>>>>>

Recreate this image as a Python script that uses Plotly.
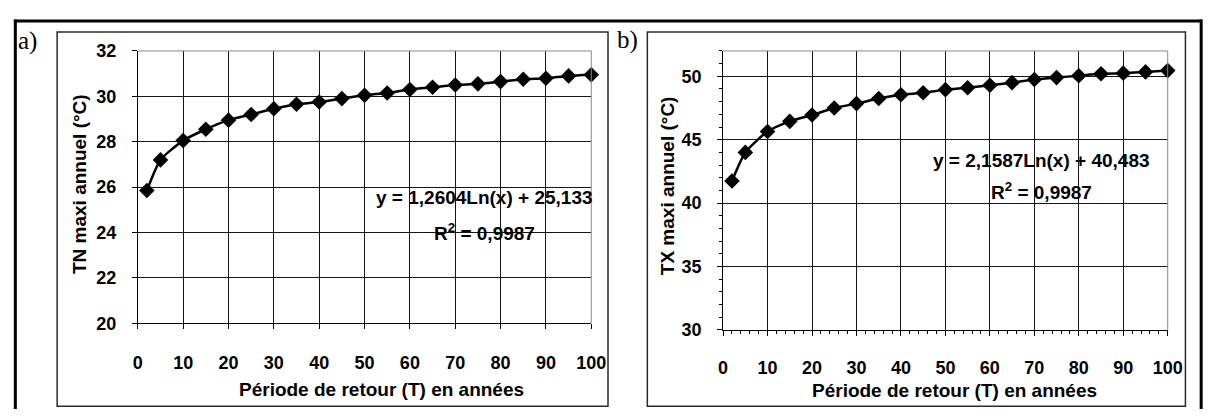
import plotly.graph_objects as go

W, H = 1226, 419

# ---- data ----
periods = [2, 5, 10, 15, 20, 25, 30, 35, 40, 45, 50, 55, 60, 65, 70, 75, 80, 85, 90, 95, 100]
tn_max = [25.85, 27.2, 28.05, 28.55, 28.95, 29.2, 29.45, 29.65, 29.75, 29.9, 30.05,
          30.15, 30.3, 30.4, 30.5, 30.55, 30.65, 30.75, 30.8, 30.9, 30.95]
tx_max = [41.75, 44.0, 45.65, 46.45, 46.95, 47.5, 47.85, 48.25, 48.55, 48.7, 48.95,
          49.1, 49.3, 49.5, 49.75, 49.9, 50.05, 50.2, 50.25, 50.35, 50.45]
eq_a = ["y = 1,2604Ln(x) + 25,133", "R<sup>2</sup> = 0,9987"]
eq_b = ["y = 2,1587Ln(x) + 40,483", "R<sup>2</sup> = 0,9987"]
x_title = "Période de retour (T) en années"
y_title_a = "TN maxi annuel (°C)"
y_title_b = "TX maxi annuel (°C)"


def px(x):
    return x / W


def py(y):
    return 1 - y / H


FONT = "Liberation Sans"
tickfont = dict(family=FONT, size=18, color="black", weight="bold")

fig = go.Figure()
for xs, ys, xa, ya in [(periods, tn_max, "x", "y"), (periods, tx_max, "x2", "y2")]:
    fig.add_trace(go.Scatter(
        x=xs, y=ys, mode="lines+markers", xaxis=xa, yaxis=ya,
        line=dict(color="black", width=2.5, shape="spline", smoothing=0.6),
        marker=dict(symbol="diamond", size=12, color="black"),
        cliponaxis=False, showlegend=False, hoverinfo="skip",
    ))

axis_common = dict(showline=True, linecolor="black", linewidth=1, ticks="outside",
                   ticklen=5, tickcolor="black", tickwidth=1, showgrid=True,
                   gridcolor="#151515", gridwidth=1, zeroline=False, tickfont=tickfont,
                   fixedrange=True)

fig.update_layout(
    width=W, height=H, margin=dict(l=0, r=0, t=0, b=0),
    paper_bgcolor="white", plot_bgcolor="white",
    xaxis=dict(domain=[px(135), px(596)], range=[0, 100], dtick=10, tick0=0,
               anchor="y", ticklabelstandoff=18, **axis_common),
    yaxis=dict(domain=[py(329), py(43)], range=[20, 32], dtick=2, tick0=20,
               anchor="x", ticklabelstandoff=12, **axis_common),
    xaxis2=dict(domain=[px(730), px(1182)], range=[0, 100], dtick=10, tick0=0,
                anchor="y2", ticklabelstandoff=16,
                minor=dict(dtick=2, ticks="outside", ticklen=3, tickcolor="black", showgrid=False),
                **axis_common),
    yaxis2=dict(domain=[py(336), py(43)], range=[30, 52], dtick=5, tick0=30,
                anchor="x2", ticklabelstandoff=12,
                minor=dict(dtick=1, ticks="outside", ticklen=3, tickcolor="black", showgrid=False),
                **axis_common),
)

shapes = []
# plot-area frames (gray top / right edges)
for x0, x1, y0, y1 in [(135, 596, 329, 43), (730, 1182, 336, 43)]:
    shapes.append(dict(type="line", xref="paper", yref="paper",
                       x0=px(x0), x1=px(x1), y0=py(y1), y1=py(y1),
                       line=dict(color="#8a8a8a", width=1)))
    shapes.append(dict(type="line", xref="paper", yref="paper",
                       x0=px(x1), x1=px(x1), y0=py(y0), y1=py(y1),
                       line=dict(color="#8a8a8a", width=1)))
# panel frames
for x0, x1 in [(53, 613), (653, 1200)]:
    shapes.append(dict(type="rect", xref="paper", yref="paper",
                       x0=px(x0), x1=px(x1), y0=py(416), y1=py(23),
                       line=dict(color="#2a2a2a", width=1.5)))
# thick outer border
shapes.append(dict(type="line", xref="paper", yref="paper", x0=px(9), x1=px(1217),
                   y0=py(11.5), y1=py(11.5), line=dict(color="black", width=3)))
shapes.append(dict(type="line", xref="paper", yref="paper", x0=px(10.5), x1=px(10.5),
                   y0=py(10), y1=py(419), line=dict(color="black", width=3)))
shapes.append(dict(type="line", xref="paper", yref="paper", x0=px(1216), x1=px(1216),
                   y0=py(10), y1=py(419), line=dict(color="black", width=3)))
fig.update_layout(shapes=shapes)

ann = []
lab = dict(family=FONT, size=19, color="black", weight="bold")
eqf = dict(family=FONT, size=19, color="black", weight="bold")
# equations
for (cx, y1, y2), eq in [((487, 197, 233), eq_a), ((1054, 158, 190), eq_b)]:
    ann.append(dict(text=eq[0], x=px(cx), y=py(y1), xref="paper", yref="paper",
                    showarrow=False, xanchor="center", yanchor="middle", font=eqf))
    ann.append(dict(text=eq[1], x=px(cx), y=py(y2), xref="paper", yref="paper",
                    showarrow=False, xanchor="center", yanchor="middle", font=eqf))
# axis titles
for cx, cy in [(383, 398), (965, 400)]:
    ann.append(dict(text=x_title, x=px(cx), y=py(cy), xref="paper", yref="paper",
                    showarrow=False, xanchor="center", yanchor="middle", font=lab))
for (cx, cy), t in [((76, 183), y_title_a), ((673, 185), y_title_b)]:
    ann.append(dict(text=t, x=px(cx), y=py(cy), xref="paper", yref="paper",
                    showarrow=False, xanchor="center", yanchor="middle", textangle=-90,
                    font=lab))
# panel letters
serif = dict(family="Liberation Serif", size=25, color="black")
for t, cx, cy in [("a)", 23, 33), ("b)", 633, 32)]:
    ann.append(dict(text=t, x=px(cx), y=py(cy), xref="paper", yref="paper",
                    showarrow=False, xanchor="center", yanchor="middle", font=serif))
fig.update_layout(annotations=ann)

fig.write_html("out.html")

<<<<<

* _DIRECTIONS_
Without the pictures, print the whole listing exactly as given.

* _RESULT BELOW_
Recreate this image as a Python script that uses Plotly.
import plotly.graph_objects as go

W, H = 1226, 419

# ---- data ----
periods = [2, 5, 10, 15, 20, 25, 30, 35, 40, 45, 50, 55, 60, 65, 70, 75, 80, 85, 90, 95, 100]
tn_max = [25.85, 27.2, 28.05, 28.55, 28.95, 29.2, 29.45, 29.65, 29.75, 29.9, 30.05,
          30.15, 30.3, 30.4, 30.5, 30.55, 30.65, 30.75, 30.8, 30.9, 30.95]
tx_max = [41.75, 44.0, 45.65, 46.45, 46.95, 47.5, 47.85, 48.25, 48.55, 48.7, 48.95,
          49.1, 49.3, 49.5, 49.75, 49.9, 50.05, 50.2, 50.25, 50.35, 50.45]
eq_a = ["y = 1,2604Ln(x) + 25,133", "R<sup>2</sup> = 0,9987"]
eq_b = ["y = 2,1587Ln(x) + 40,483", "R<sup>2</sup> = 0,9987"]
x_title = "Période de retour (T) en années"
y_title_a = "TN maxi annuel (°C)"
y_title_b = "TX maxi annuel (°C)"


def px(x):
    return x / W


def py(y):
    return 1 - y / H


FONT = "Liberation Sans"
tickfont = dict(family=FONT, size=18, color="black", weight="bold")

fig = go.Figure()
for xs, ys, xa, ya in [(periods, tn_max, "x", "y"), (periods, tx_max, "x2", "y2")]:
    fig.add_trace(go.Scatter(
        x=xs, y=ys, mode="lines+markers", xaxis=xa, yaxis=ya,
        line=dict(color="black", width=2.5, shape="spline", smoothing=0.6),
        marker=dict(symbol="diamond", size=12, color="black"),
        cliponaxis=False, showlegend=False, hoverinfo="skip",
    ))

axis_common = dict(showline=True, linecolor="black", linewidth=1, ticks="outside",
                   ticklen=5, tickcolor="black", tickwidth=1, showgrid=True,
                   gridcolor="#151515", gridwidth=1, zeroline=False, tickfont=tickfont,
                   fixedrange=True)

fig.update_layout(
    width=W, height=H, margin=dict(l=0, r=0, t=0, b=0),
    paper_bgcolor="white", plot_bgcolor="white",
    xaxis=dict(domain=[px(135), px(596)], range=[0, 100], dtick=10, tick0=0,
               anchor="y", ticklabelstandoff=18, **axis_common),
    yaxis=dict(domain=[py(329), py(43)], range=[20, 32], dtick=2, tick0=20,
               anchor="x", ticklabelstandoff=12, **axis_common),
    xaxis2=dict(domain=[px(730), px(1182)], range=[0, 100], dtick=10, tick0=0,
                anchor="y2", ticklabelstandoff=16,
                minor=dict(dtick=2, ticks="outside", ticklen=3, tickcolor="black", showgrid=False),
                **axis_common),
    yaxis2=dict(domain=[py(336), py(43)], range=[30, 52], dtick=5, tick0=30,
                anchor="x2", ticklabelstandoff=12,
                minor=dict(dtick=1, ticks="outside", ticklen=3, tickcolor="black", showgrid=False),
                **axis_common),
)

shapes = []
# plot-area frames (gray top / right edges)
for x0, x1, y0, y1 in [(135, 596, 329, 43), (730, 1182, 336, 43)]:
    shapes.append(dict(type="line", xref="paper", yref="paper",
                       x0=px(x0), x1=px(x1), y0=py(y1), y1=py(y1),
                       line=dict(color="#8a8a8a", width=1)))
    shapes.append(dict(type="line", xref="paper", yref="paper",
                       x0=px(x1), x1=px(x1), y0=py(y0), y1=py(y1),
                       line=dict(color="#8a8a8a", width=1)))
# panel frames
for x0, x1 in [(53, 613), (653, 1200)]:
    shapes.append(dict(type="rect", xref="paper", yref="paper",
                       x0=px(x0), x1=px(x1), y0=py(416), y1=py(23),
                       line=dict(color="#2a2a2a", width=1.5)))
# thick outer border
shapes.append(dict(type="line", xref="paper", yref="paper", x0=px(9), x1=px(1217),
                   y0=py(11.5), y1=py(11.5), line=dict(color="black", width=3)))
shapes.append(dict(type="line", xref="paper", yref="paper", x0=px(10.5), x1=px(10.5),
                   y0=py(10), y1=py(419), line=dict(color="black", width=3)))
shapes.append(dict(type="line", xref="paper", yref="paper", x0=px(1216), x1=px(1216),
                   y0=py(10), y1=py(419), line=dict(color="black", width=3)))
fig.update_layout(shapes=shapes)

ann = []
lab = dict(family=FONT, size=19, color="black", weight="bold")
eqf = dict(family=FONT, size=19, color="black", weight="bold")
# equations
for (cx, y1, y2), eq in [((487, 197, 233), eq_a), ((1054, 158, 190), eq_b)]:
    ann.append(dict(text=eq[0], x=px(cx), y=py(y1), xref="paper", yref="paper",
                    showarrow=False, xanchor="center", yanchor="middle", font=eqf))
    ann.append(dict(text=eq[1], x=px(cx), y=py(y2), xref="paper", yref="paper",
                    showarrow=False, xanchor="center", yanchor="middle", font=eqf))
# axis titles
for cx, cy in [(383, 398), (965, 400)]:
    ann.append(dict(text=x_title, x=px(cx), y=py(cy), xref="paper", yref="paper",
                    showarrow=False, xanchor="center", yanchor="middle", font=lab))
for (cx, cy), t in [((76, 183), y_title_a), ((673, 185), y_title_b)]:
    ann.append(dict(text=t, x=px(cx), y=py(cy), xref="paper", yref="paper",
                    showarrow=False, xanchor="center", yanchor="middle", textangle=-90,
                    font=lab))
# panel letters
serif = dict(family="Liberation Serif", size=25, color="black")
for t, cx, cy in [("a)", 23, 33), ("b)", 633, 32)]:
    ann.append(dict(text=t, x=px(cx), y=py(cy), xref="paper", yref="paper",
                    showarrow=False, xanchor="center", yanchor="middle", font=serif))
fig.update_layout(annotations=ann)

fig.write_html("out.html")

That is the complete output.